──────── Exercise inputs ────────

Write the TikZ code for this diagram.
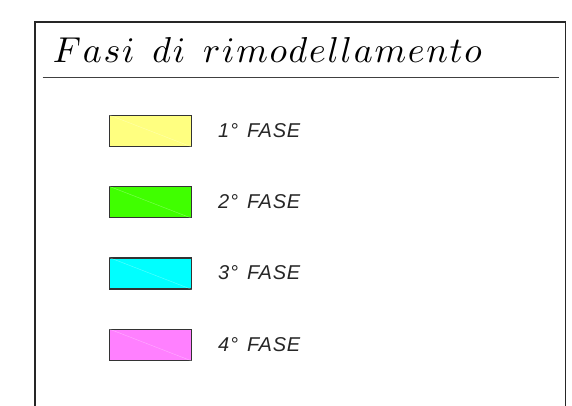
\documentclass[tikz,border=0pt]{standalone}
\usepackage{fontspec}
\DeclareFontShape{OML}{cmm}{m}{it}{<->cmmi10}{}
\newfontfamily\labelfont[LetterSpace=4]{Liberation Sans}
\newcommand\lk{\kern1.7pt}
\begin{document}
\begin{tikzpicture}[x=1pt,y=-1pt,
  frame/.style={line width=1.5pt,draw=black!85},
  swatch/.style={draw=black!80,line width=1.2pt,minimum width=82pt,minimum height=31pt,inner sep=0pt},
  phase/.style={anchor=base west,inner sep=0pt,font=\labelfont\itshape\fontsize{20}{20}\selectfont,text=black!85},
  hatch/.style={white,line width=0.4pt,opacity=0.35}]
\useasboundingbox (0,0) rectangle (572,405);
\draw[frame] (35,410) -- (35,22) -- (565.5,22) -- (565.5,410);
\coordinate (ul) at (42.7,77.5);
\coordinate (ur) at (559,77.5);
\draw[line width=1pt,black!75] (ul) -- (ur);
\node[anchor=base,inner sep=0pt,font=\fontsize{36}{36}\selectfont] (title) at (267.5,62)
  {$F\lk a\lk s\lk i\hspace{18pt}d\lk i\hspace{18pt}r\lk i\lk m\lk o\lk d\lk e\lk l\lk l\lk a\lk m\lk e\lk n\lk t\lk o$};
\node[swatch,fill={rgb,255:red,255;green,255;blue,128}] (s1) at (150.5,131) {};
\node[swatch,fill={rgb,255:red,64;green,255;blue,0}] (s2) at (150.5,202.3) {};
\node[swatch,fill={rgb,255:red,0;green,255;blue,255}] (s3) at (150.5,273.5) {};
\node[swatch,fill={rgb,255:red,255;green,128;blue,255}] (s4) at (150.5,345) {};
\foreach \i in {1,2,3,4} {\draw[hatch] (s\i.north west) -- (s\i.south east);}
\node[phase] (f1) at (218,137.5) {1°\hspace{9pt}FASE};
\node[phase] (f2) at (218,208.5) {2°\hspace{9pt}FASE};
\node[phase] (f3) at (218,279.5) {3°\hspace{9pt}FASE};
\node[phase] (f4) at (218,351) {4°\hspace{9pt}FASE};
\end{tikzpicture}
\end{document}
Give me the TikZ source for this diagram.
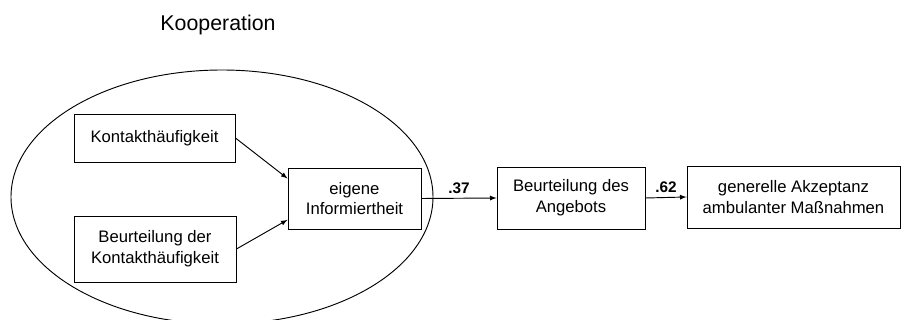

────────

## Goal
Repeat the preceding records precisely, and leave every picture out of the copy.

## Problem solution
Write the TikZ code for this diagram.
\documentclass[tikz,border=0pt]{standalone}
\usepackage{fontspec}
\DeclareFontShape{OML}{cmm}{m}{it}{<->cmmi10}{}
\newfontfamily\labelfont[LetterSpace=4]{Liberation Sans}
\newcommand\lk{\kern1.7pt}
\begin{document}
\begin{tikzpicture}[x=1pt,y=-1pt,
  frame/.style={line width=1.5pt,draw=black!85},
  swatch/.style={draw=black!80,line width=1.2pt,minimum width=82pt,minimum height=31pt,inner sep=0pt},
  phase/.style={anchor=base west,inner sep=0pt,font=\labelfont\itshape\fontsize{20}{20}\selectfont,text=black!85},
  hatch/.style={white,line width=0.4pt,opacity=0.35}]
\useasboundingbox (0,0) rectangle (572,405);
\draw[frame] (35,410) -- (35,22) -- (565.5,22) -- (565.5,410);
\coordinate (ul) at (42.7,77.5);
\coordinate (ur) at (559,77.5);
\draw[line width=1pt,black!75] (ul) -- (ur);
\node[anchor=base,inner sep=0pt,font=\fontsize{36}{36}\selectfont] (title) at (267.5,62)
  {$F\lk a\lk s\lk i\hspace{18pt}d\lk i\hspace{18pt}r\lk i\lk m\lk o\lk d\lk e\lk l\lk l\lk a\lk m\lk e\lk n\lk t\lk o$};
\node[swatch,fill={rgb,255:red,255;green,255;blue,128}] (s1) at (150.5,131) {};
\node[swatch,fill={rgb,255:red,64;green,255;blue,0}] (s2) at (150.5,202.3) {};
\node[swatch,fill={rgb,255:red,0;green,255;blue,255}] (s3) at (150.5,273.5) {};
\node[swatch,fill={rgb,255:red,255;green,128;blue,255}] (s4) at (150.5,345) {};
\foreach \i in {1,2,3,4} {\draw[hatch] (s\i.north west) -- (s\i.south east);}
\node[phase] (f1) at (218,137.5) {1°\hspace{9pt}FASE};
\node[phase] (f2) at (218,208.5) {2°\hspace{9pt}FASE};
\node[phase] (f3) at (218,279.5) {3°\hspace{9pt}FASE};
\node[phase] (f4) at (218,351) {4°\hspace{9pt}FASE};
\end{tikzpicture}
\end{document}
Give me the TikZ source for this diagram.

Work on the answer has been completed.